See Defensor, 201 F.3d 384. So, a petitioner's self-imposed requirements are not as critical as whether
the nature of the position the petitioner offers requires the application of a theoretical and practical
body of knowledge gained after earning the required baccalaureate or higher degree in the specific
specialty required to accomplish the duties of the job.
B. Analysis
The Petitioner, founded in 2012, describes itself as a "software consulting" business. This description
does not shed any meaningful light on the Petitioner's business and whether it requires the services of
3
an individual performing the duties of a specialty occupation. So, the Director's RFE requested the
Petitioner submit additional evidence regarding the Petitioner. But the Petitioner's response to the
RFE did not address the Director's request for additional evidence regarding the Petitioner's
organization. Consequently, the record does not illustrate the nature of the Petitioner's business
operations. The evidence in the record is unable to illuminate what specific business the Petitioner
operates and the services it offers. As stated previously, whilst it can be inferred from the record that
the Petitioner's business may have some connection to information technology and staff augmentation,
it is wholly unclear what the nature of the service provided by the Petitioner to its clients is. When it
is unclear as to what exactly the Petitioner does, it is equally unclear whether work of a specialty
nature is required to accomplish the Petitioner's services in "software consulting." If we are unable
to assess, categorize, and comprehend the Petitioner's business, we cannot conclusively determine the
type and complexity of the work described in the proffered job duties.
And this is made especially more difficult when a petitioner does not provide a sufficient job
description consisting of comprehensible job duties. The Petitioner contends that it does "not even
need to discuss or disclose job duties of the purposes of specialty occupation criteria (sic)." 2 This is
incorrect. 3 As stated earlier, we must evaluate the employment of the individual and determine
whether the position qualifies as a specialty occupation. See Defensor, 201 F.3d 384. The petition,
RFE, and appeal do not contain any description of the position's duties. The Petitioner instead
provided a list of specific technical tools it claims the occupant of the proffered computer systems
analyst position would utilize. But the identification of the tools and technologies that would be used
in the proffered position does not adequately convey the substantive work the computer systems
analyst performs. The abstractness of the description of the tools provided by the Petitioner renders it
impossible to evaluate whether the proffered job is a specialty occupation and the job duties require
an educational background, or its equivalent, commensurate with a specialty occupation. So, the
record does not sufficiently establish the substantive nature of the proffered position, which precludes
us from determining that the proffered position qualifies as a specialty occupation under sections
10l(a)(15)(H)(i)(b), 214(i)(l) of the Act, 8 C.F.R. § 214.2(h)(4)(i)(A)(l), 8 C.F.R. § 214.2(h)(4)(ii)
and (iii)(A).
III. CONCLUSION
It is the Petitioner's burden to provide material, relevant, or probative
evidence of the nature of its
proffered specialty occupation. The Petitioner has not met their burden for the reasons set forth above.

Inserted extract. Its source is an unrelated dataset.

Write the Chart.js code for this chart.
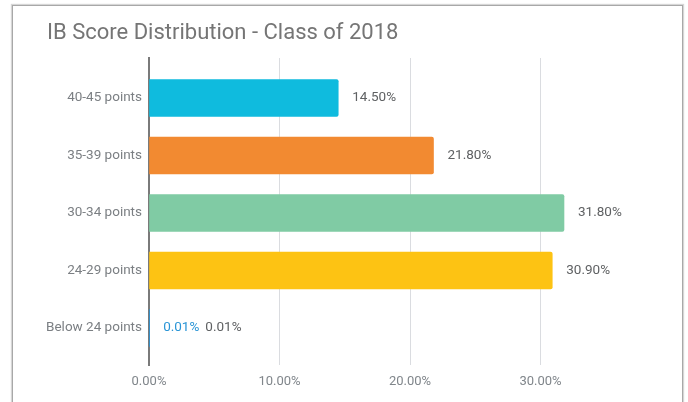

ORDER: The appeal is dismissed.
2 The Petitioner also asserts on appeal that the Director relied upon "withdrawn memos [and] unpublished AAO decisions
in determinizing (sic) specialty occupation." We do not observe any citation to withdrawn memos and unpublished AAO
decisions by the Director upon our de novo review.
3 It is unclear how, if petitioners do not "need to discuss or disclose job duties" as the Petitioner claims, USCIS is to
determine whether those petitioners' proffered positions are, in fact, specialty occupations.